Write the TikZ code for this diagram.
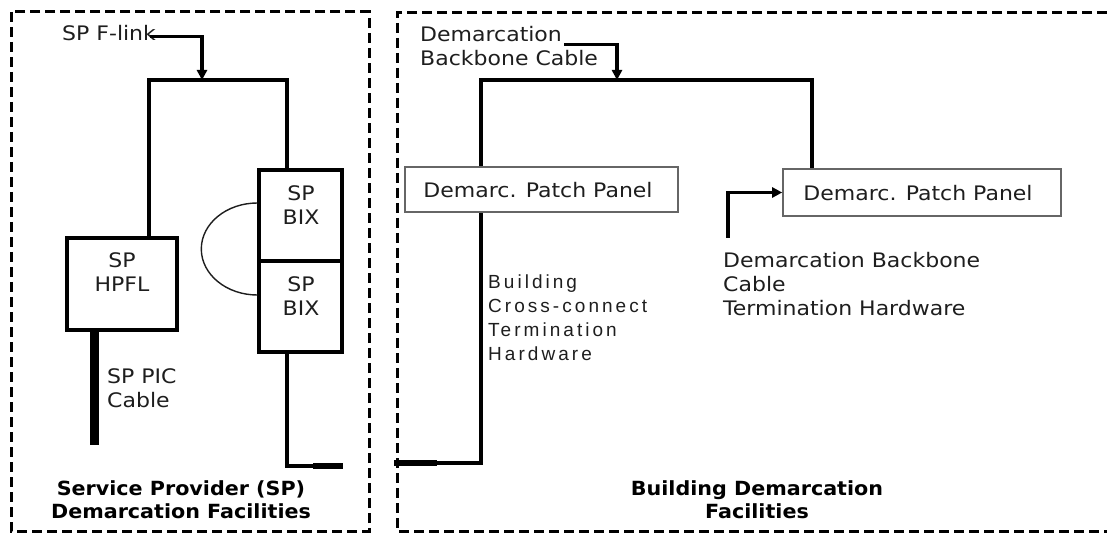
\documentclass[tikz,border=0pt]{standalone}
\usepackage{fontspec}
\usetikzlibrary{arrows.meta}
\newfontfamily\tah[FakeStretch=1.1,BoldFont={DejaVu Sans Bold},BoldFeatures={FakeStretch=1.06}]{DejaVu Sans}
\newfontfamily\ari[LetterSpace=16]{Liberation Sans}
\definecolor{ink}{HTML}{1E1E1E}
\tikzset{
  wire/.style={line width=3.4pt, black},
  frame/.style={line width=3pt, black, dash pattern=on 10pt off 5pt},
  boxx/.style={draw=black, line width=3.4pt, inner sep=0pt},
  panel/.style={draw=black!60, line width=1.6pt, inner sep=0pt, fill=white},
  lbl/.style={text=ink, font=\tah\fontsize{20}{24}\selectfont, inner sep=0pt, align=left},
  clbl/.style={text=ink, font=\tah\fontsize{20}{24}\selectfont, inner sep=0pt, align=center},
  albl/.style={text=ink, font=\ari\fontsize{19}{24}\selectfont, inner sep=0pt, align=left},
  title/.style={text=black, font=\tah\bfseries\fontsize{19.5}{23}\selectfont, inner sep=0pt, align=center},
  tip/.style={-{Triangle[length=10pt,width=10pt]}}
}
\begin{document}
\begin{tikzpicture}[x=1pt,y=-1pt]
\useasboundingbox (0,0) rectangle (1107,534);
\fill[white] (0,0) rectangle (1107,534);

% frames
\draw[frame] (11,12) rectangle (369,531);
\draw[frame] (1107,13) -- (397,13) -- (397,531) -- (1107,531);

% SP boxes
\node[boxx, minimum width=110pt, minimum height=92pt] (hpfl) at (122,284) {};
\node[clbl] (hpfltxt) at (122,272) {SP\\HPFL};
\node[boxx, minimum width=83pt, minimum height=91pt] (bixA) at (300.5,215.5) {};
\node[clbl] (bixAtxt) at (301,205) {SP\\BIX};
\node[boxx, minimum width=83pt, minimum height=91pt] (bixB) at (300.5,306.5) {};
\node[clbl] (bixBtxt) at (301,296) {SP\\BIX};

% patch panels
\node[panel, minimum width=273pt, minimum height=45pt] (pp1) at (541.5,189.5) {};
\node[lbl] (pp1txt) at (538,190) {Demarc. Patch Panel};
\node[panel, minimum width=278pt, minimum height=47pt] (pp2) at (922,192.5) {};
\node[lbl] (pp2txt) at (918,193) {Demarc. Patch Panel};

% labels
\node[lbl, anchor=base west] (flink) at (62,41) {SP F-link};
\node[lbl, anchor=base west] (dem) at (420,42) {Demarcation};
\node[lbl, anchor=base west] (bbc) at (420,66) {Backbone Cable};
\node[lbl, anchor=base west] (pic) at (107,407) {SP PIC\\Cable};
\node[lbl, anchor=base west] (dbc) at (723,316) {Demarcation Backbone\\Cable\\Termination Hardware};
\node[albl, anchor=base west] (bcc) at (488,360) {Building\\Cross-connect\\Termination\\Hardware};
\node[title, anchor=base] (t1) at (181,518) {Service Provider (SP)\\Demarcation Facilities};
\node[title, anchor=base] (t2) at (757,518) {Building Demarcation\\Facilities};

% coordinates
\coordinate (tl) at (149,80);
\coordinate (tr) at (287,80);
\coordinate (fl) at (202,80);
\coordinate (c1) at (287,466);
\coordinate (c2) at (343,466);
\coordinate (c3) at (394,463);
\coordinate (c4) at (481,463);
\coordinate (tl2) at (481,80);
\coordinate (tr2) at (812,80);
\coordinate (dl) at (617,80);
\coordinate (pa) at (728,238);
\coordinate (picend) at (94,445);

% SP wiring
\draw[wire] (tl |- hpfl.north) -- (tl) -- (tr) -- (tr |- bixA.north);
\draw[wire, tip] ([xshift=-6pt,yshift=-3pt]flink.east) -| (fl);
\draw[line width=1.4pt, ink] ([yshift=12.5pt]bixA.west) arc[start angle=90, end angle=270, x radius=56pt, y radius=46pt];
\draw[line width=9pt] (picend |- hpfl.south) ++(0,-3) -- (picend);
\draw[wire] (c1 |- bixB.south) -- (c1) -- (c2);
\draw[line width=5.5pt] (313,466) -- (c2);

% Building wiring
\draw[wire] (c3) -- (c4) -- (c4 |- pp1.south);
\draw[line width=5.5pt] (c3) -- (437,463);
\draw[wire] (tl2 |- pp1.north) -- (tl2) -- (tr2) -- (tr2 |- pp2.north);
\draw[wire, tip] ([xshift=2pt,yshift=-10pt]dem.east) -| (dl);
\draw[wire, tip] (pa) |- (pp2.west);
\end{tikzpicture}
\end{document}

**Problem**:
Return the full material word for word. Do not include the pictures.

**Finished answer**:
Write the TikZ code for this diagram.
\documentclass[tikz,border=0pt]{standalone}
\usepackage{fontspec}
\usetikzlibrary{arrows.meta}
\newfontfamily\tah[FakeStretch=1.1,BoldFont={DejaVu Sans Bold},BoldFeatures={FakeStretch=1.06}]{DejaVu Sans}
\newfontfamily\ari[LetterSpace=16]{Liberation Sans}
\definecolor{ink}{HTML}{1E1E1E}
\tikzset{
  wire/.style={line width=3.4pt, black},
  frame/.style={line width=3pt, black, dash pattern=on 10pt off 5pt},
  boxx/.style={draw=black, line width=3.4pt, inner sep=0pt},
  panel/.style={draw=black!60, line width=1.6pt, inner sep=0pt, fill=white},
  lbl/.style={text=ink, font=\tah\fontsize{20}{24}\selectfont, inner sep=0pt, align=left},
  clbl/.style={text=ink, font=\tah\fontsize{20}{24}\selectfont, inner sep=0pt, align=center},
  albl/.style={text=ink, font=\ari\fontsize{19}{24}\selectfont, inner sep=0pt, align=left},
  title/.style={text=black, font=\tah\bfseries\fontsize{19.5}{23}\selectfont, inner sep=0pt, align=center},
  tip/.style={-{Triangle[length=10pt,width=10pt]}}
}
\begin{document}
\begin{tikzpicture}[x=1pt,y=-1pt]
\useasboundingbox (0,0) rectangle (1107,534);
\fill[white] (0,0) rectangle (1107,534);

% frames
\draw[frame] (11,12) rectangle (369,531);
\draw[frame] (1107,13) -- (397,13) -- (397,531) -- (1107,531);

% SP boxes
\node[boxx, minimum width=110pt, minimum height=92pt] (hpfl) at (122,284) {};
\node[clbl] (hpfltxt) at (122,272) {SP\\HPFL};
\node[boxx, minimum width=83pt, minimum height=91pt] (bixA) at (300.5,215.5) {};
\node[clbl] (bixAtxt) at (301,205) {SP\\BIX};
\node[boxx, minimum width=83pt, minimum height=91pt] (bixB) at (300.5,306.5) {};
\node[clbl] (bixBtxt) at (301,296) {SP\\BIX};

% patch panels
\node[panel, minimum width=273pt, minimum height=45pt] (pp1) at (541.5,189.5) {};
\node[lbl] (pp1txt) at (538,190) {Demarc. Patch Panel};
\node[panel, minimum width=278pt, minimum height=47pt] (pp2) at (922,192.5) {};
\node[lbl] (pp2txt) at (918,193) {Demarc. Patch Panel};

% labels
\node[lbl, anchor=base west] (flink) at (62,41) {SP F-link};
\node[lbl, anchor=base west] (dem) at (420,42) {Demarcation};
\node[lbl, anchor=base west] (bbc) at (420,66) {Backbone Cable};
\node[lbl, anchor=base west] (pic) at (107,407) {SP PIC\\Cable};
\node[lbl, anchor=base west] (dbc) at (723,316) {Demarcation Backbone\\Cable\\Termination Hardware};
\node[albl, anchor=base west] (bcc) at (488,360) {Building\\Cross-connect\\Termination\\Hardware};
\node[title, anchor=base] (t1) at (181,518) {Service Provider (SP)\\Demarcation Facilities};
\node[title, anchor=base] (t2) at (757,518) {Building Demarcation\\Facilities};

% coordinates
\coordinate (tl) at (149,80);
\coordinate (tr) at (287,80);
\coordinate (fl) at (202,80);
\coordinate (c1) at (287,466);
\coordinate (c2) at (343,466);
\coordinate (c3) at (394,463);
\coordinate (c4) at (481,463);
\coordinate (tl2) at (481,80);
\coordinate (tr2) at (812,80);
\coordinate (dl) at (617,80);
\coordinate (pa) at (728,238);
\coordinate (picend) at (94,445);

% SP wiring
\draw[wire] (tl |- hpfl.north) -- (tl) -- (tr) -- (tr |- bixA.north);
\draw[wire, tip] ([xshift=-6pt,yshift=-3pt]flink.east) -| (fl);
\draw[line width=1.4pt, ink] ([yshift=12.5pt]bixA.west) arc[start angle=90, end angle=270, x radius=56pt, y radius=46pt];
\draw[line width=9pt] (picend |- hpfl.south) ++(0,-3) -- (picend);
\draw[wire] (c1 |- bixB.south) -- (c1) -- (c2);
\draw[line width=5.5pt] (313,466) -- (c2);

% Building wiring
\draw[wire] (c3) -- (c4) -- (c4 |- pp1.south);
\draw[line width=5.5pt] (c3) -- (437,463);
\draw[wire] (tl2 |- pp1.north) -- (tl2) -- (tr2) -- (tr2 |- pp2.north);
\draw[wire, tip] ([xshift=2pt,yshift=-10pt]dem.east) -| (dl);
\draw[wire, tip] (pa) |- (pp2.west);
\end{tikzpicture}
\end{document}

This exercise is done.